AIM: Return all lines below containing the word "with".

GIVEN INFORMATION:
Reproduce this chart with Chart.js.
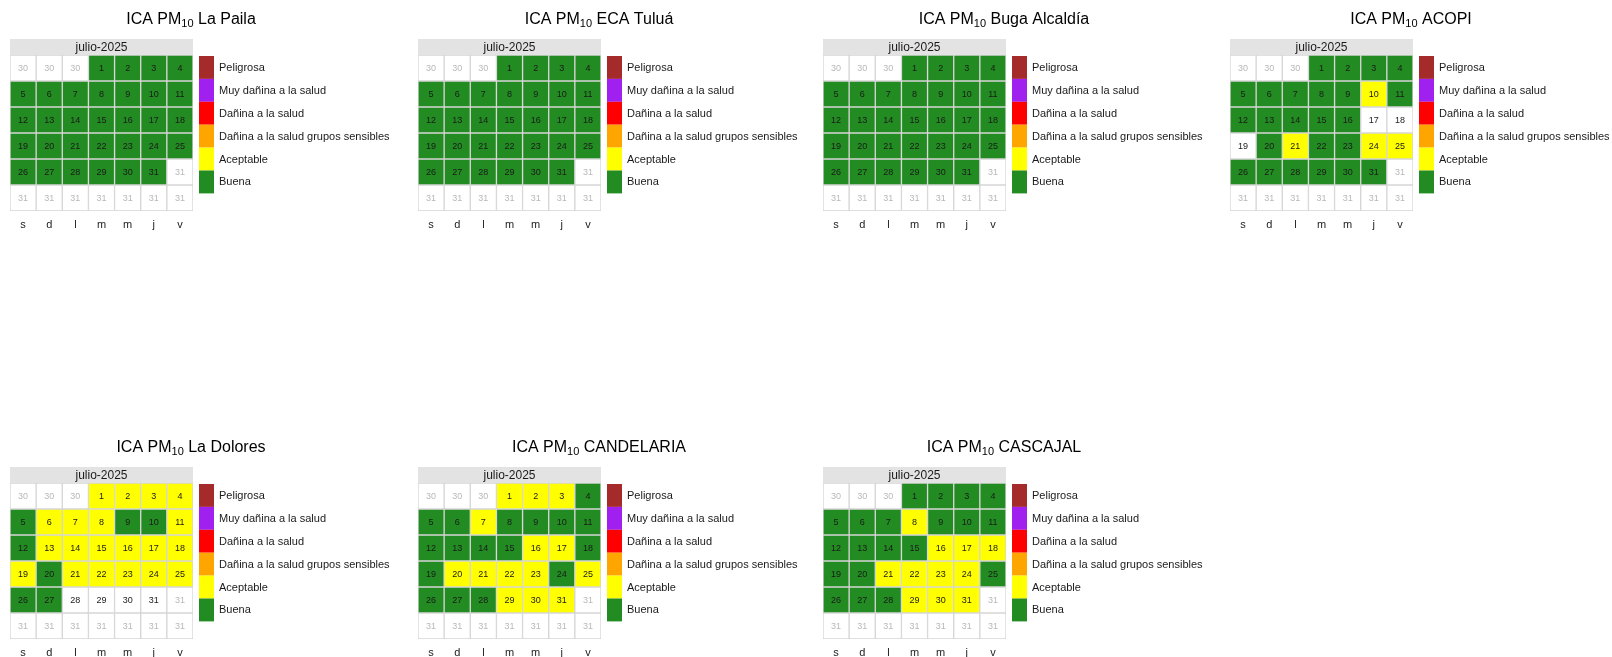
<!DOCTYPE html>
<html>
<head>
<meta charset="utf-8">
<script src="https://cdn.jsdelivr.net/npm/chart.js@4.4.1/dist/chart.umd.min.js"></script>
<style>
  html, body { margin: 0; padding: 0; background: #ffffff; }
  body { width: 1612px; height: 657px; position: relative; overflow: hidden; }
  .panel { position: absolute; width: 400px; height: 230px; }
</style>
</head>
<body>
<div class="panel" style="left:0px;top:0px"><canvas id="c0"></canvas></div>
<div class="panel" style="left:408px;top:0px"><canvas id="c1"></canvas></div>
<div class="panel" style="left:813px;top:0px"><canvas id="c2"></canvas></div>
<div class="panel" style="left:1220px;top:0px;width:392px"><canvas id="c3"></canvas></div>
<div class="panel" style="left:0px;top:428px"><canvas id="c4"></canvas></div>
<div class="panel" style="left:408px;top:428px"><canvas id="c5"></canvas></div>
<div class="panel" style="left:813px;top:428px"><canvas id="c6"></canvas></div>
<script>
// ---------- DATA ----------
const monthLabel = 'julio-2025';
const weekdays = ['s', 'd', 'l', 'm', 'm', 'j', 'v'];
// calendar grid (rows = weeks), day number shown in each cell
const calendarDays = [
  [30, 30, 30, 1, 2, 3, 4],
  [5, 6, 7, 8, 9, 10, 11],
  [12, 13, 14, 15, 16, 17, 18],
  [19, 20, 21, 22, 23, 24, 25],
  [26, 27, 28, 29, 30, 31, 31],
  [31, 31, 31, 31, 31, 31, 31]
];
// 1 = day belongs to julio-2025, 0 = filler cell
const inMonth = [
  [0, 0, 0, 1, 1, 1, 1],
  [1, 1, 1, 1, 1, 1, 1],
  [1, 1, 1, 1, 1, 1, 1],
  [1, 1, 1, 1, 1, 1, 1],
  [1, 1, 1, 1, 1, 1, 0],
  [0, 0, 0, 0, 0, 0, 0]
];
const levels = ['Peligrosa', 'Muy dañina a la salud', 'Dañina a la salud',
                'Dañina a la salud grupos sensibles', 'Aceptable', 'Buena'];
const levelColors = ['#A52A2A', '#A020F0', '#FF0000', '#FFA500', '#FFFF00', '#228B22'];

const stationNames = ['La Paila', 'ECA Tuluá', 'Buga Alcaldía', 'ACOPI',
                      'La Dolores', 'CANDELARIA', 'CASCAJAL'];
// daily category, days 1..31 (null = no data)
const laPaila = ['Buena','Buena','Buena','Buena','Buena','Buena','Buena','Buena','Buena','Buena',
  'Buena','Buena','Buena','Buena','Buena','Buena','Buena','Buena','Buena','Buena',
  'Buena','Buena','Buena','Buena','Buena','Buena','Buena','Buena','Buena','Buena','Buena'];
const ecaTulua = ['Buena','Buena','Buena','Buena','Buena','Buena','Buena','Buena','Buena','Buena',
  'Buena','Buena','Buena','Buena','Buena','Buena','Buena','Buena','Buena','Buena',
  'Buena','Buena','Buena','Buena','Buena','Buena','Buena','Buena','Buena','Buena','Buena'];
const bugaAlcaldia = ['Buena','Buena','Buena','Buena','Buena','Buena','Buena','Buena','Buena','Buena',
  'Buena','Buena','Buena','Buena','Buena','Buena','Buena','Buena','Buena','Buena',
  'Buena','Buena','Buena','Buena','Buena','Buena','Buena','Buena','Buena','Buena','Buena'];
const acopi = ['Buena','Buena','Buena','Buena','Buena','Buena','Buena','Buena','Buena','Aceptable',
  'Buena','Buena','Buena','Buena','Buena','Buena',null,null,null,'Buena',
  'Aceptable','Buena','Buena','Aceptable','Aceptable','Buena','Buena','Buena','Buena','Buena','Buena'];
const laDolores = ['Aceptable','Aceptable','Aceptable','Aceptable','Buena','Aceptable','Aceptable','Aceptable','Buena','Buena',
  'Aceptable','Buena','Aceptable','Aceptable','Aceptable','Aceptable','Aceptable','Aceptable','Aceptable','Buena',
  'Aceptable','Aceptable','Aceptable','Aceptable','Aceptable','Buena','Buena',null,null,null,null];
const candelaria = ['Aceptable','Aceptable','Aceptable','Buena','Buena','Buena','Aceptable','Buena','Buena','Buena',
  'Buena','Buena','Buena','Buena','Buena','Aceptable','Aceptable','Buena','Buena','Aceptable',
  'Aceptable','Aceptable','Aceptable','Buena','Aceptable','Buena','Buena','Buena','Aceptable','Aceptable','Aceptable'];
const cascajal = ['Buena','Buena','Buena','Buena','Buena','Buena','Buena','Aceptable','Buena','Buena',
  'Buena','Buena','Buena','Buena','Buena','Aceptable','Aceptable','Aceptable','Buena','Buena',
  'Aceptable','Aceptable','Aceptable','Aceptable','Buena','Buena','Buena','Buena','Aceptable','Aceptable','Aceptable'];
const stationData = [laPaila, ecaTulua, bugaAlcaldia, acopi, laDolores, candelaria, cascajal];

// ---------- RENDER ----------
const FONT = "'Liberation Sans', Arial, Helvetica, sans-serif";

function cellColor(series, r, c) {
  if (!inMonth[r][c]) return '#FFFFFF';
  const v = series[calendarDays[r][c] - 1];
  if (!v) return '#FFFFFF';
  return levelColors[levels.indexOf(v)];
}

const decorPlugin = {
  id: 'decor',
  afterDraw(chart) {
    const ctx = chart.ctx;
    const a = chart.chartArea;
    const name = chart.options.plugins.decor.station;
    // title with subscript
    ctx.save();
    ctx.fillStyle = '#000000';
    ctx.textBaseline = 'alphabetic';
    ctx.textAlign = 'left';
    const big = '16px ' + FONT, small = '11px ' + FONT;
    ctx.font = big; const w1 = ctx.measureText('ICA PM').width;
    ctx.font = small; const w2 = ctx.measureText('10').width;
    ctx.font = big; const w3 = ctx.measureText(' ' + name).width;
    const total = w1 + w2 + w3;
    let x = 191 - total / 2;
    const by = 24;
    ctx.font = big; ctx.fillText('ICA PM', x, by); x += w1;
    ctx.font = small; ctx.fillText('10', x, by + 3); x += w2;
    ctx.font = big; ctx.fillText(' ' + name, x, by);
    // strip header
    ctx.fillStyle = '#E3E3E3';
    ctx.fillRect(a.left, a.top - 16, a.right - a.left, 16);
    ctx.fillStyle = '#1A1A1A';
    ctx.font = '12px ' + FONT;
    ctx.textAlign = 'center';
    ctx.textBaseline = 'middle';
    ctx.fillText(monthLabel, (a.left + a.right) / 2, a.top - 7.5);
    // day numbers
    ctx.font = '9px ' + FONT;
    for (let r = 0; r < calendarDays.length; r++) {
      const meta = chart.getDatasetMeta(r);
      meta.data.forEach((el, c) => {
        const cy = (el.y + el.base) / 2;
        ctx.fillStyle = inMonth[r][c] ? '#1A1A1A' : '#B8B8B8';
        ctx.fillText(String(calendarDays[r][c]), el.x, cy + 0.5);
      });
    }
    // legend
    const kx = a.right + 6, ky = 56, kh = 22.9, kw = 15;
    ctx.textAlign = 'left';
    ctx.font = '11px ' + FONT;
    levels.forEach((lv, i) => {
      ctx.fillStyle = levelColors[i];
      ctx.fillRect(kx, ky + i * kh, kw, kh);
      ctx.fillStyle = '#1A1A1A';
      ctx.fillText(lv, kx + kw + 5, ky + i * kh + kh / 2 + 0.5);
    });
    ctx.restore();
  }
};

stationData.forEach((series, s) => {
  const datasets = calendarDays.map((week, r) => ({
    label: 'semana ' + (r + 1),
    data: week.map(() => 1),
    backgroundColor: week.map((d, c) => cellColor(series, r, c)),
    borderColor: '#D6D6D6',
    borderWidth: 1,
    borderSkipped: false,
    barPercentage: 1,
    categoryPercentage: 1
  }));
  const panelW = document.getElementById('c' + s).parentNode.clientWidth;
  new Chart(document.getElementById('c' + s), {
    type: 'bar',
    data: { labels: weekdays, datasets },
    plugins: [decorPlugin],
    options: {
      responsive: true,
      maintainAspectRatio: false,
      animation: false,
      events: [],
      layout: { padding: { left: 10, right: panelW - 193, top: 55, bottom: 0 } },
      plugins: {
        legend: { display: false },
        tooltip: { enabled: false },
        title: { display: false },
        decor: { station: stationNames[s] }
      },
      scales: {
        x: {
          stacked: true,
          grid: { display: false, drawTicks: false },
          border: { display: false },
          ticks: { color: '#222222', font: { size: 11, family: FONT }, padding: 7 },
          afterFit(scale) { scale.height = 19; }
        },
        y: {
          stacked: true,
          reverse: true,
          min: 0,
          max: 6,
          display: false
        }
      }
    }
  });
});
</script>
</body>
</html>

WRITTEN ANSWER:
Reproduce this chart with Chart.js.
    // title with subscript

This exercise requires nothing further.